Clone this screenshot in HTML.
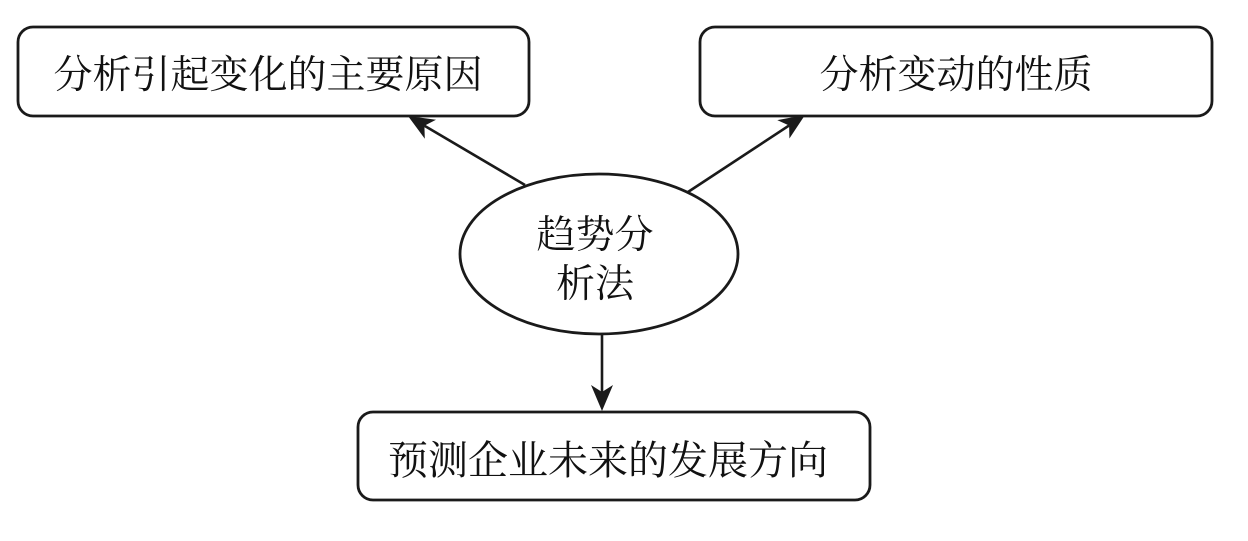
<!DOCTYPE html>
<html>
<head>
<meta charset="utf-8">
<style>
  html,body{margin:0;padding:0;background:#fff;}
  svg{display:block;}
  text{font-family:"Liberation Serif","Noto Serif CJK SC","Noto Sans CJK SC",serif;fill:#111;}
</style>
</head>
<body>
<svg width="1248" height="541" viewBox="0 0 1248 541" xmlns="http://www.w3.org/2000/svg">
  <rect x="0" y="0" width="1248" height="541" fill="#fff"/>
  <g fill="none" stroke="#1a1a1a" stroke-width="2.8">
    <rect x="18" y="27" width="511" height="89" rx="15" ry="15"/>
    <rect x="700" y="27" width="512" height="89" rx="15" ry="15"/>
    <rect x="358" y="412" width="512" height="88" rx="15" ry="15"/>
    <ellipse cx="599" cy="254" rx="139" ry="80"/>
  </g>
  <g stroke="#1a1a1a" stroke-width="2.6" fill="none">
    <line x1="525" y1="185" x2="424.4" y2="125.7"/>
    <line x1="688" y1="192" x2="789.1" y2="125.5"/>
    <line x1="602" y1="334" x2="602" y2="392"/>
  </g>
  <g fill="#1a1a1a" stroke="none">
    <polygon points="408,116 436,119.7 424.4,125.7 424.8,138.7"/>
    <polygon points="805,115 777.3,120.1 789.1,125.5 789.4,138.5"/>
    <polygon points="602,411 591,385 602,392 613,385"/>
  </g>
  <text x="268" y="88" font-size="39" text-anchor="middle">分析引起变化的主要原因</text>
  <text x="956" y="88" font-size="39" text-anchor="middle">分析变动的性质</text>
  <text x="595" y="248" font-size="39" text-anchor="middle">趋势分</text>
  <text x="595" y="297" font-size="39" text-anchor="middle">析法</text>
  <text x="608" y="474" font-size="40" text-anchor="middle">预测企业未来的发展方向</text>
</svg>
</body>
</html>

**Written exercise**:
Make an exact copy of the whole listing, but don't bring over any pictures.

**The reply**:
Clone this screenshot in HTML.
<!DOCTYPE html>
<html>
<head>
<meta charset="utf-8">
<style>
  html,body{margin:0;padding:0;background:#fff;}
  svg{display:block;}
  text{font-family:"Liberation Serif","Noto Serif CJK SC","Noto Sans CJK SC",serif;fill:#111;}
</style>
</head>
<body>
<svg width="1248" height="541" viewBox="0 0 1248 541" xmlns="http://www.w3.org/2000/svg">
  <rect x="0" y="0" width="1248" height="541" fill="#fff"/>
  <g fill="none" stroke="#1a1a1a" stroke-width="2.8">
    <rect x="18" y="27" width="511" height="89" rx="15" ry="15"/>
    <rect x="700" y="27" width="512" height="89" rx="15" ry="15"/>
    <rect x="358" y="412" width="512" height="88" rx="15" ry="15"/>
    <ellipse cx="599" cy="254" rx="139" ry="80"/>
  </g>
  <g stroke="#1a1a1a" stroke-width="2.6" fill="none">
    <line x1="525" y1="185" x2="424.4" y2="125.7"/>
    <line x1="688" y1="192" x2="789.1" y2="125.5"/>
    <line x1="602" y1="334" x2="602" y2="392"/>
  </g>
  <g fill="#1a1a1a" stroke="none">
    <polygon points="408,116 436,119.7 424.4,125.7 424.8,138.7"/>
    <polygon points="805,115 777.3,120.1 789.1,125.5 789.4,138.5"/>
    <polygon points="602,411 591,385 602,392 613,385"/>
  </g>
  <text x="268" y="88" font-size="39" text-anchor="middle">分析引起变化的主要原因</text>
  <text x="956" y="88" font-size="39" text-anchor="middle">分析变动的性质</text>
  <text x="595" y="248" font-size="39" text-anchor="middle">趋势分</text>
  <text x="595" y="297" font-size="39" text-anchor="middle">析法</text>
  <text x="608" y="474" font-size="40" text-anchor="middle">预测企业未来的发展方向</text>
</svg>
</body>
</html>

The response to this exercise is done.